[ワシントン/北京 10日 ロイター] – バイデン米大統領と中国の習近平国家主席は、初の電話会談を行った。バイデン大統領が自由で開かれたインド太平洋の維持が優先課題と強調する一方、習主席は、対立は両国にとって「悲惨な結果」を招くと警告した。 

電話会談は、中国時間の11日朝、米国時間では10日夜に行われた。

米中首脳の電話会談は昨年3月以来。それ以降、米中関係は過去数十年で最悪とされてきた。

ホワイトハウスの声明によると、バイデン大統領は「中国の高圧的で不公正な経済的慣行、香港での取り締まり、新疆ウイグル自治区での人権侵害問題、台湾などへの圧力強化が根源的な懸念事項と強調した」

両首脳は、「新型コロナウイルスのパンデミック対策、世界的な衛生問題、気候変動、兵器の拡散防止という共通の課題について意見を交換」。バイデン大統領は習主席に「自由で開かれたインド太平洋」を守ることを希望すると述べた。
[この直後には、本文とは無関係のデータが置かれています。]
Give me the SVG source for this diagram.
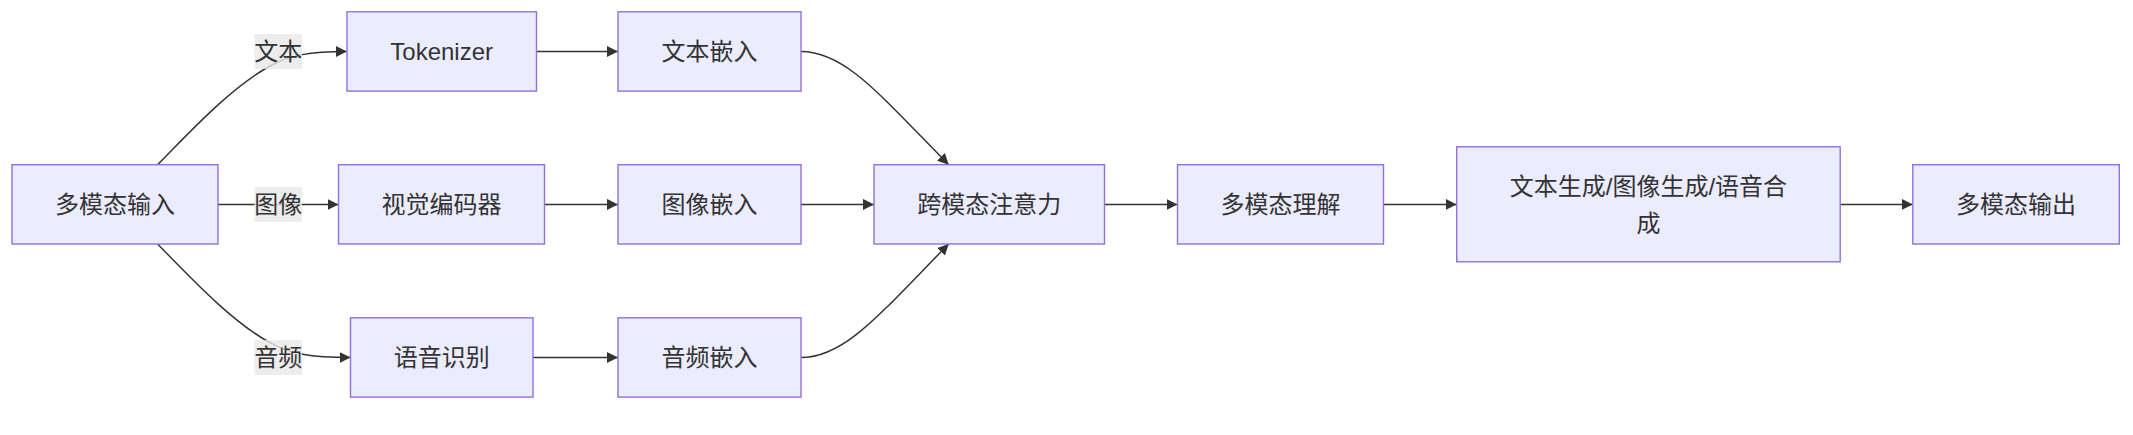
<svg xmlns="http://www.w3.org/2000/svg" width="2133" height="435" viewBox="0 0 2133 435">
<style>
.node rect{fill:#ECECFF;stroke:#9370DB;stroke-width:1.4}
.node text,.lbl text{font-family:"Liberation Sans","Noto Sans CJK SC",sans-serif;font-size:24px;fill:#333;text-anchor:middle;dominant-baseline:central}
.lbl rect{fill:#e8e8e8;fill-opacity:0.8}
.edges path{fill:none;stroke:#333;stroke-width:1.5}
</style>
<defs>
<marker id="arrow" viewBox="0 0 10 10" refX="10" refY="5" markerUnits="userSpaceOnUse" markerWidth="11" markerHeight="11" orient="auto">
<path d="M0,0 L10,5 L0,10 z" fill="#333"/>
</marker>
</defs>
<rect width="2133" height="435" fill="#ffffff"/>
<g class="edges">
<path marker-end="url(#arrow)" d="M157.5,164.7 C190,132 230,88 270,66 C290,55 310,51.5 346.8,51.5"/>
<path marker-end="url(#arrow)" d="M218,204.4 L338.5,204.4"/>
<path marker-end="url(#arrow)" d="M157.5,244 C190,276.7 230,320.7 270,342.7 C290,353.7 310,357.5 350.5,357.5"/>
<path marker-end="url(#arrow)" d="M536.5,51.5 L618,51.5"/>
<path marker-end="url(#arrow)" d="M544.5,204.4 L618,204.4"/>
<path marker-end="url(#arrow)" d="M533,357.5 L618,357.5"/>
<path marker-end="url(#arrow)" d="M801,51.5 C845,51.5 880,95 948.7,164.7"/>
<path marker-end="url(#arrow)" d="M801,204.4 L874,204.4"/>
<path marker-end="url(#arrow)" d="M801,357.5 C845,357.5 880,313.7 948.7,244"/>
<path marker-end="url(#arrow)" d="M1104.5,204.4 L1177.5,204.4"/>
<path marker-end="url(#arrow)" d="M1383.5,204.4 L1456.7,204.4"/>
<path marker-end="url(#arrow)" d="M1840.2,204.4 L1912.8,204.4"/>
</g>
<g class="lbl" id="label-text"><rect x="254.5" y="34" width="47.5" height="35"/><text x="278.3" y="51.5">文本</text></g>
<g class="lbl" id="label-image"><rect x="254.5" y="187" width="47.5" height="35"/><text x="278.3" y="204.5">图像</text></g>
<g class="lbl" id="label-audio"><rect x="254.5" y="340" width="47.5" height="35"/><text x="278.3" y="357.5">音频</text></g>
<g class="node" id="n-input"><rect x="12" y="164.7" width="206" height="79.3"/><text x="115" y="204.4">多模态输入</text></g>
<g class="node" id="n-tokenizer"><rect x="347" y="11.8" width="189.5" height="79.3"/><text x="441.7" y="51.5">Tokenizer</text></g>
<g class="node" id="n-vision"><rect x="338.5" y="164.7" width="206" height="79.3"/><text x="441.5" y="204.4">视觉编码器</text></g>
<g class="node" id="n-asr"><rect x="350.5" y="317.8" width="182.5" height="79.3"/><text x="441.7" y="357.5">语音识别</text></g>
<g class="node" id="n-text-emb"><rect x="618" y="11.8" width="183" height="79.3"/><text x="709.5" y="51.5">文本嵌入</text></g>
<g class="node" id="n-image-emb"><rect x="618" y="164.7" width="183" height="79.3"/><text x="709.5" y="204.4">图像嵌入</text></g>
<g class="node" id="n-audio-emb"><rect x="618" y="317.8" width="183" height="79.3"/><text x="709.5" y="357.5">音频嵌入</text></g>
<g class="node" id="n-cross"><rect x="874" y="164.7" width="230.5" height="79.3"/><text x="989.2" y="204.4">跨模态注意力</text></g>
<g class="node" id="n-understand"><rect x="1177.5" y="164.7" width="206" height="79.3"/><text x="1280.5" y="204.4">多模态理解</text></g>
<g class="node" id="n-generate"><rect x="1456.7" y="146.8" width="383.5" height="115"/><text x="1648.4" y="186.7">文本生成/图像生成/语音合</text><text x="1648.4" y="223.3">成</text></g>
<g class="node" id="n-output"><rect x="1912.8" y="164.7" width="206.5" height="79.3"/><text x="2016" y="204.4">多模态输出</text></g>
</svg>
中国外務省の発表文によると、習主席は米中が対立すれば悲惨な結果を招くとし、双方が誤った判断を回避するための手段を再確立する必要があるとの考えを伝えた。

習主席は、協調が唯一の選択肢だと改めて表明し、両国が建設的な方法で問題に適切に対処する必要があるとした。また、両政府は互いの意図を理解し誤解を回避するため、さまざまな対話の枠組みを再確立すべきとの立場を示した。

習主席は、香港や新疆ウイグル自治区、台湾を巡っては、強硬な姿勢を維持。バイデン大統領に対して、「主権や領土保全」の問題であり、米国が慎重に対応することを望むなどとけん制した。

中国外務省によると、主席はバイデン大統領に「米国は『可能性』という言葉で定義できるというが、われわれは、その可能性が中米関係の改善に向いていることを望んでいる」との考えを伝えたという。

台湾当局は、バイデン氏が中国主席との会談で台湾について懸念を表明したことに謝意を示した。